» Exercise: Copy the data that follows, character for character, minus the pictures.

--- begin ---

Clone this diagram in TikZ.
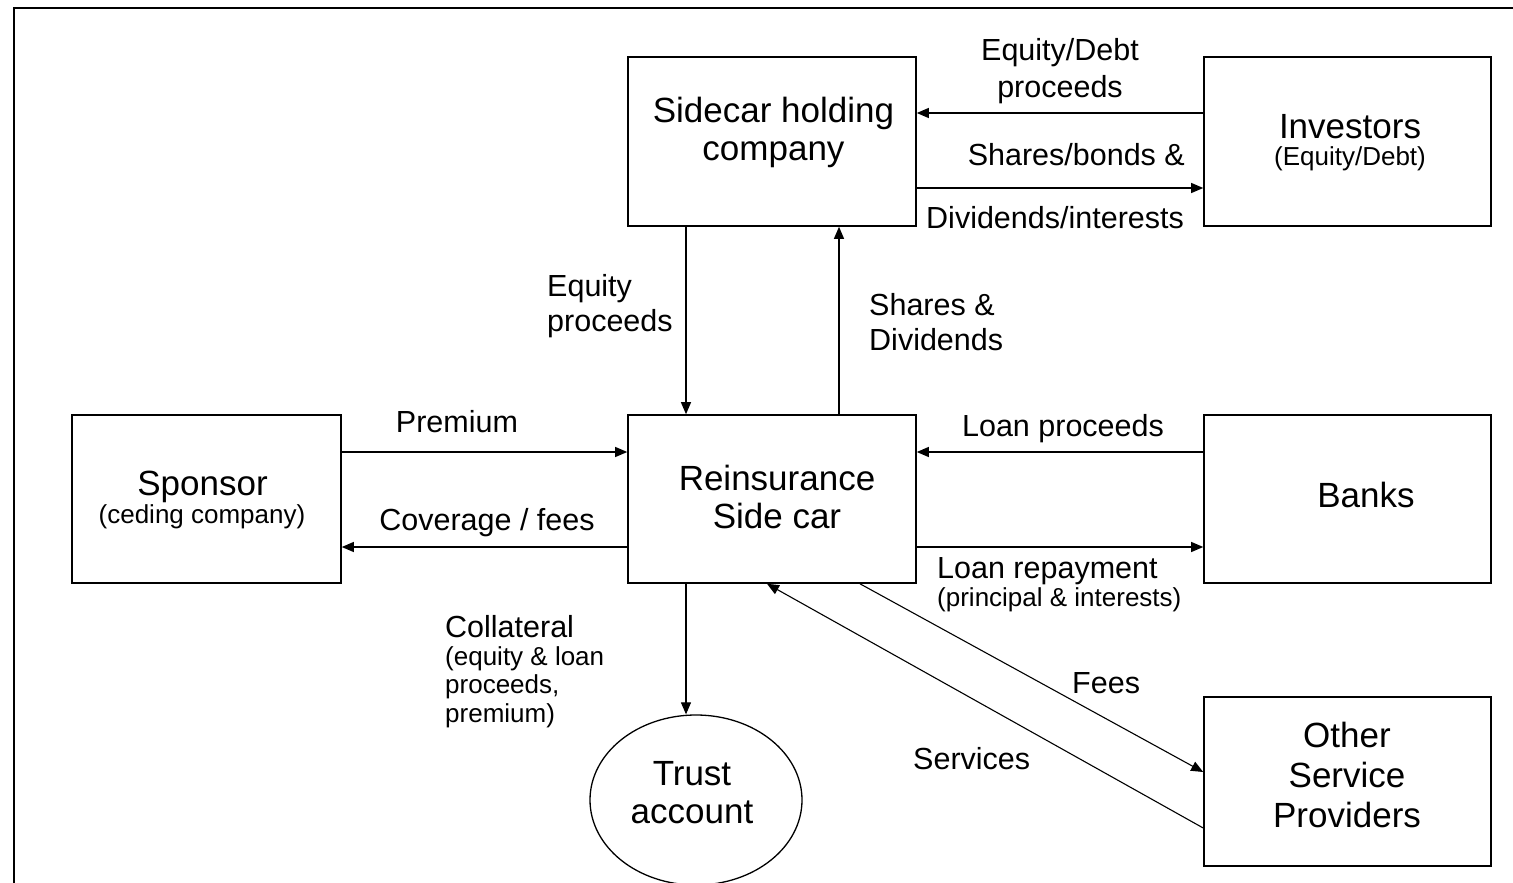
\documentclass[tikz,border=0pt]{standalone}
\usepackage{fontspec}
\setmainfont{Liberation Sans}
\usetikzlibrary{arrows.meta,shapes.geometric}
\newcommand\mylines[2]{\begin{tabular}[t]{@{}#1@{}}#2\end{tabular}}
\begin{document}
\begin{tikzpicture}[x=1pt,y=-1pt,
  box/.style={draw,line width=1.6pt,inner sep=0pt},
  big/.style={font=\fontsize{35}{38}\selectfont},
  lab/.style={font=\fontsize{30.5}{35}\selectfont},
  sub/.style={font=\fontsize{26}{28.5}\selectfont},
  txt/.style={inner sep=0pt,anchor=base},
  arr/.style={line width=1.1pt,-{Triangle[length=12pt,width=10pt]}}]
\useasboundingbox (0,0) rectangle (1513,883);
% frame
\draw[line width=2.5pt] (1513,8) -- (14,8) -- (14,883);
% boxes
\node[box,minimum width=288pt,minimum height=169pt] (side) at (772,141.5) {};
\node[box,minimum width=288pt,minimum height=168pt] (rs) at (772,499) {};
\node[box,minimum width=269pt,minimum height=168pt] (sp) at (206.5,499) {};
\node[box,minimum width=287pt,minimum height=169pt] (inv) at (1347.5,141.5) {};
\node[box,minimum width=287pt,minimum height=168pt] (bk) at (1347.5,499) {};
\node[box,minimum width=287pt,minimum height=169pt] (osp) at (1347.5,781.5) {};
\node[draw,ellipse,line width=1.3pt,inner sep=0pt,minimum width=212pt,minimum height=170pt] (tr) at (696,800) {};
% box texts
\node[txt,big] (side-t) at (773.5,122) {\mylines{c}{Sidecar holding\\company}};
\node[txt,big] (rs-t) at (777,490) {\mylines{c}{Reinsurance\\Side car}};
\node[txt,big] (sp-t) at (202.5,495) {Sponsor};
\node[txt,sub] (sp-s) at (202,523) {(ceding company)};
\node[txt,big] (inv-t) at (1350,138) {Investors};
\node[txt,sub] (inv-s) at (1350,165) {(Equity/Debt)};
\node[txt,big] (bk-t) at (1366,507) {Banks};
\node[txt,font=\fontsize{35}{40}\selectfont] (osp-t) at (1347,747) {\mylines{c}{Other\\Service\\Providers}};
\node[txt,big] (tr-t) at (692,785) {\mylines{c}{Trust\\account}};
% connectors
\draw[arr] (inv.west |- 0,113) -- (side.east |- 0,113);
\draw[arr] (side.east |- 0,188) -- (inv.west |- 0,188);
\draw[arr] (side.south -| 686,0) -- (rs.north -| 686,0);
\draw[arr] (rs.north -| 839,0) -- (side.south -| 839,0);
\draw[arr] (sp.east |- 0,452) -- (rs.west |- 0,452);
\draw[arr] (rs.west |- 0,547) -- (sp.east |- 0,547);
\draw[arr] (bk.west |- 0,452) -- (rs.east |- 0,452);
\draw[arr] (rs.east |- 0,547) -- (bk.west |- 0,547);
\draw[arr] (rs.south -| 686,0) -- (tr.north -| 686,0);
\draw[arr] (rs.south -| 860,0) -- (osp.west |- 0,772);
\draw[arr] (osp.west |- 0,828) -- (rs.south -| 767,0);
% labels
\node[txt,lab,font=\fontsize{30.5}{36}\selectfont] (l1) at (1060,61) {\mylines{c}{Equity/Debt\\proceeds}};
\node[txt,lab,anchor=base east] (l2) at (1185,165) {Shares/bonds \&};
\node[txt,lab,anchor=base west] (l3) at (926,228) {Dividends/interests};
\node[txt,lab,anchor=base west] (l4) at (547,296) {\mylines{l}{Equity\\proceeds}};
\node[txt,lab,anchor=base west] (l5) at (869,315) {\mylines{l}{Shares \&\\Dividends}};
\node[txt,lab] (l6) at (457,432) {Premium};
\node[txt,lab] (l7) at (487,530) {Coverage / fees};
\node[txt,lab] (l8) at (1063,436) {Loan proceeds};
\node[txt,lab,anchor=base west] (l9) at (937,578) {Loan repayment};
\node[txt,sub,anchor=base west] (l9s) at (937,606) {(principal \& interests)};
\node[txt,lab,anchor=base west] (l10) at (445,637) {Collateral};
\node[txt,sub,anchor=base west] (l10s) at (445,665) {\mylines{l}{(equity \& loan\\proceeds,\\premium)}};
\node[txt,lab,anchor=base west] (l11) at (1072,693) {Fees};
\node[txt,lab,anchor=base west] (l12) at (913,769) {Services};
\end{tikzpicture}
\end{document}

--- end ---

» Solution for this task:
Clone this diagram in TikZ.
\documentclass[tikz,border=0pt]{standalone}
\usepackage{fontspec}
\setmainfont{Liberation Sans}
\usetikzlibrary{arrows.meta,shapes.geometric}
\newcommand\mylines[2]{\begin{tabular}[t]{@{}#1@{}}#2\end{tabular}}
\begin{document}
\begin{tikzpicture}[x=1pt,y=-1pt,
  box/.style={draw,line width=1.6pt,inner sep=0pt},
  big/.style={font=\fontsize{35}{38}\selectfont},
  lab/.style={font=\fontsize{30.5}{35}\selectfont},
  sub/.style={font=\fontsize{26}{28.5}\selectfont},
  txt/.style={inner sep=0pt,anchor=base},
  arr/.style={line width=1.1pt,-{Triangle[length=12pt,width=10pt]}}]
\useasboundingbox (0,0) rectangle (1513,883);
% frame
\draw[line width=2.5pt] (1513,8) -- (14,8) -- (14,883);
% boxes
\node[box,minimum width=288pt,minimum height=169pt] (side) at (772,141.5) {};
\node[box,minimum width=288pt,minimum height=168pt] (rs) at (772,499) {};
\node[box,minimum width=269pt,minimum height=168pt] (sp) at (206.5,499) {};
\node[box,minimum width=287pt,minimum height=169pt] (inv) at (1347.5,141.5) {};
\node[box,minimum width=287pt,minimum height=168pt] (bk) at (1347.5,499) {};
\node[box,minimum width=287pt,minimum height=169pt] (osp) at (1347.5,781.5) {};
\node[draw,ellipse,line width=1.3pt,inner sep=0pt,minimum width=212pt,minimum height=170pt] (tr) at (696,800) {};
% box texts
\node[txt,big] (side-t) at (773.5,122) {\mylines{c}{Sidecar holding\\company}};
\node[txt,big] (rs-t) at (777,490) {\mylines{c}{Reinsurance\\Side car}};
\node[txt,big] (sp-t) at (202.5,495) {Sponsor};
\node[txt,sub] (sp-s) at (202,523) {(ceding company)};
\node[txt,big] (inv-t) at (1350,138) {Investors};
\node[txt,sub] (inv-s) at (1350,165) {(Equity/Debt)};
\node[txt,big] (bk-t) at (1366,507) {Banks};
\node[txt,font=\fontsize{35}{40}\selectfont] (osp-t) at (1347,747) {\mylines{c}{Other\\Service\\Providers}};
\node[txt,big] (tr-t) at (692,785) {\mylines{c}{Trust\\account}};
% connectors
\draw[arr] (inv.west |- 0,113) -- (side.east |- 0,113);
\draw[arr] (side.east |- 0,188) -- (inv.west |- 0,188);
\draw[arr] (side.south -| 686,0) -- (rs.north -| 686,0);
\draw[arr] (rs.north -| 839,0) -- (side.south -| 839,0);
\draw[arr] (sp.east |- 0,452) -- (rs.west |- 0,452);
\draw[arr] (rs.west |- 0,547) -- (sp.east |- 0,547);
\draw[arr] (bk.west |- 0,452) -- (rs.east |- 0,452);
\draw[arr] (rs.east |- 0,547) -- (bk.west |- 0,547);
\draw[arr] (rs.south -| 686,0) -- (tr.north -| 686,0);
\draw[arr] (rs.south -| 860,0) -- (osp.west |- 0,772);
\draw[arr] (osp.west |- 0,828) -- (rs.south -| 767,0);
% labels
\node[txt,lab,font=\fontsize{30.5}{36}\selectfont] (l1) at (1060,61) {\mylines{c}{Equity/Debt\\proceeds}};
\node[txt,lab,anchor=base east] (l2) at (1185,165) {Shares/bonds \&};
\node[txt,lab,anchor=base west] (l3) at (926,228) {Dividends/interests};
\node[txt,lab,anchor=base west] (l4) at (547,296) {\mylines{l}{Equity\\proceeds}};
\node[txt,lab,anchor=base west] (l5) at (869,315) {\mylines{l}{Shares \&\\Dividends}};
\node[txt,lab] (l6) at (457,432) {Premium};
\node[txt,lab] (l7) at (487,530) {Coverage / fees};
\node[txt,lab] (l8) at (1063,436) {Loan proceeds};
\node[txt,lab,anchor=base west] (l9) at (937,578) {Loan repayment};
\node[txt,sub,anchor=base west] (l9s) at (937,606) {(principal \& interests)};
\node[txt,lab,anchor=base west] (l10) at (445,637) {Collateral};
\node[txt,sub,anchor=base west] (l10s) at (445,665) {\mylines{l}{(equity \& loan\\proceeds,\\premium)}};
\node[txt,lab,anchor=base west] (l11) at (1072,693) {Fees};
\node[txt,lab,anchor=base west] (l12) at (913,769) {Services};
\end{tikzpicture}
\end{document}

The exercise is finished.